Virtualization of "main memory" and "I/O" regions
The FENCE instruction exposes the difference between accesses to main memory and accesses to I/O devices via the predecessor and successor sets; however, the distinction is really only defined by PMAs, which describe "main memory" and "I/O" regions. So how does the architecture support virtualization of those regions so that the FENCE instruction behaves appropriately?

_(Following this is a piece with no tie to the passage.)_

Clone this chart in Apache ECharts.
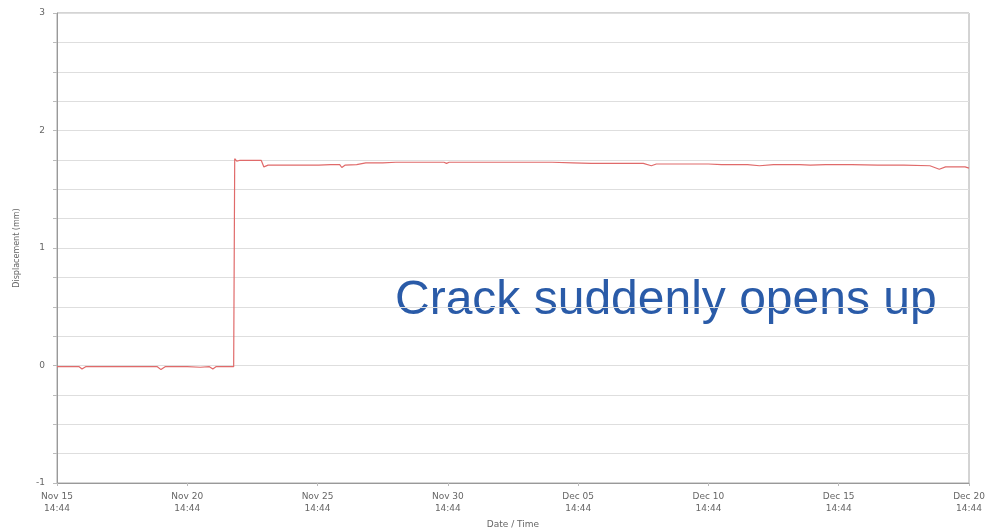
<!doctype html>
<html>
    <head>
        <meta charset="utf-8">
        <style>
            html, body { margin: 0; padding: 0; background: #fff; }
            #main { width: 986px; height: 531px; }
        </style>
    </head>
    <body>
        <div id="main"></div>
        <script src="https://cdn.jsdelivr.net/npm/echarts@6/dist/echarts.min.js"></script>
        <script>
            // days since Nov 15 14:44
            var days = [0, 0.5, 0.85, 0.96, 1.1, 1.5, 2.0, 2.5, 3.0, 3.5, 3.85, 3.99, 4.15, 4.5, 5.0, 5.5, 5.85, 5.98, 6.1, 6.5, 6.78,
                6.82, 6.9, 6.95, 7.0, 7.4, 7.84, 7.94, 8.1, 8.5, 9.0, 9.5, 9.9, 9.97, 10.05, 10.5, 10.85, 10.93, 11.05, 11.5, 11.85,
                12.5, 13.0, 14.0, 14.85, 14.95, 15.05, 16.0, 17.0, 18.0, 19.0, 19.79, 20.5, 21.5, 22.5, 22.81, 23.0, 24.0, 25.0,
                25.5, 26.5, 26.96, 27.5, 28.5, 28.91, 29.5, 30.5, 31.5, 32.5, 33.5, 33.86, 34.1, 34.5, 34.85, 35.0];
            var displacement = [-0.01, -0.01, -0.01, -0.03, -0.01, -0.01, -0.01, -0.01, -0.01, -0.01, -0.01, -0.035, -0.01, -0.01, -0.01, -0.015, -0.01, -0.03, -0.01, -0.01, -0.01,
                1.76, 1.74, 1.75, 1.745, 1.745, 1.745, 1.69, 1.705, 1.705, 1.705, 1.705, 1.705, 1.695, 1.705, 1.71, 1.71, 1.685, 1.705, 1.71, 1.725,
                1.725, 1.73, 1.73, 1.73, 1.72, 1.73, 1.73, 1.73, 1.73, 1.73, 1.725, 1.72, 1.72, 1.72, 1.70, 1.715, 1.715, 1.715,
                1.71, 1.71, 1.70, 1.71, 1.71, 1.705, 1.71, 1.71, 1.705, 1.705, 1.70, 1.67, 1.69, 1.69, 1.69, 1.68];
            var dayTicks = [0, 5, 10, 15, 20, 25, 30, 35];
            var tickLabels = ['Nov 15\n14:44', 'Nov 20\n14:44', 'Nov 25\n14:44', 'Nov 30\n14:44',
                'Dec 05\n14:44', 'Dec 10\n14:44', 'Dec 15\n14:44', 'Dec 20\n14:44'];

            var chart = echarts.init(document.getElementById('main'));

            var points = days.map(function (d, i) { return [d, displacement[i]]; });

            chart.setOption({
                animation: false,
                grid: {
                    left: 57, right: 17, top: 13, bottom: 48,
                    outerBoundsMode: 'none',
                    containLabel: false,
                    show: true, borderColor: '#a8a8a8', borderWidth: 1
                },
                xAxis: {
                    type: 'value',
                    min: 0, max: 35, interval: 5,
                    name: 'Date / Time',
                    nameLocation: 'middle',
                    nameGap: 37,
                    nameTextStyle: { fontFamily: 'DejaVu Sans', fontSize: 9, color: '#666' },
                    axisLine: { onZero: false, lineStyle: { color: '#999' } },
                    axisTick: { show: true, length: 3, lineStyle: { color: '#bbb' } },
                    splitLine: { show: false },
                    axisLabel: {
                        fontFamily: 'DejaVu Sans', fontSize: 9, color: '#666', lineHeight: 12, margin: 8,
                        formatter: function (v) {
                            var k = dayTicks.indexOf(v);
                            return k >= 0 ? tickLabels[k] : '';
                        }
                    }
                },
                yAxis: {
                    type: 'value',
                    min: -1, max: 3, interval: 0.25,
                    name: 'Displacement (mm)',
                    nameLocation: 'middle',
                    nameGap: 36,
                    nameRotate: 90,
                    nameTextStyle: { fontFamily: 'DejaVu Sans', fontSize: 8, color: '#666' },
                    axisLine: { show: true, lineStyle: { color: '#999' } },
                    axisTick: { show: true, length: 4, lineStyle: { color: '#bbb' } },
                    splitLine: { lineStyle: { color: '#dedede' } },
                    axisLabel: {
                        fontFamily: 'DejaVu Sans', fontSize: 9, color: '#666', margin: 12,
                        formatter: function (v) {
                            return Number.isInteger(v) ? String(v) : '';
                        }
                    }
                },
                series: [{
                    type: 'line',
                    data: points,
                    showSymbol: false,
                    lineStyle: { color: '#e06a6a', width: 1.2 }
                }],
                graphic: [{
                    type: 'text',
                    left: 395,
                    top: 277,
                    style: {
                        text: 'Crack suddenly opens up',
                        fill: '#2a5ba8',
                        font: '48px "Liberation Sans", Arial, sans-serif'
                    }
                }]
            });

            window.onresize = chart.resize;
        </script>
    </body>
</html>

Suppose, for example, that a hypervisor virtualizes the memory system for its guest OS, mapping some guest "I/O" regions to hypervisor "main memory" regions. The guest believes that portions of its address space are I/O, and executes the following sequence:
ST [x] // to guest I/O region, hypervisor main memory region
ST [y] // to guest I/O region, hypervisor I/O region
One could presume that, since the PMA for [x] indicates that [x] is "main memory," the store to [y] could be performed before the store to [x]. If ST [y] initiates a side-effect, like a DMA read, and the expectation is that ST [x] is observable to the side-effect, problems may ensue. Is it the responsibility of the hypervisor to ensure the correct behavior, e.g. trap and emulate accesses to [x], or something else? If so, how can a hypervisor reasonably handle all the various combinations of ordering efficiently?
In addition, what happens in the case that the "guest" is S-mode and the "hypervisor" is M-mode?
Perhaps there's an implied "don't do that" in the architecture; in which case, should there be, at a minimum, some commentary text to that effect?
Or perhaps there should be a hardware mechanism that "strengthens" fences?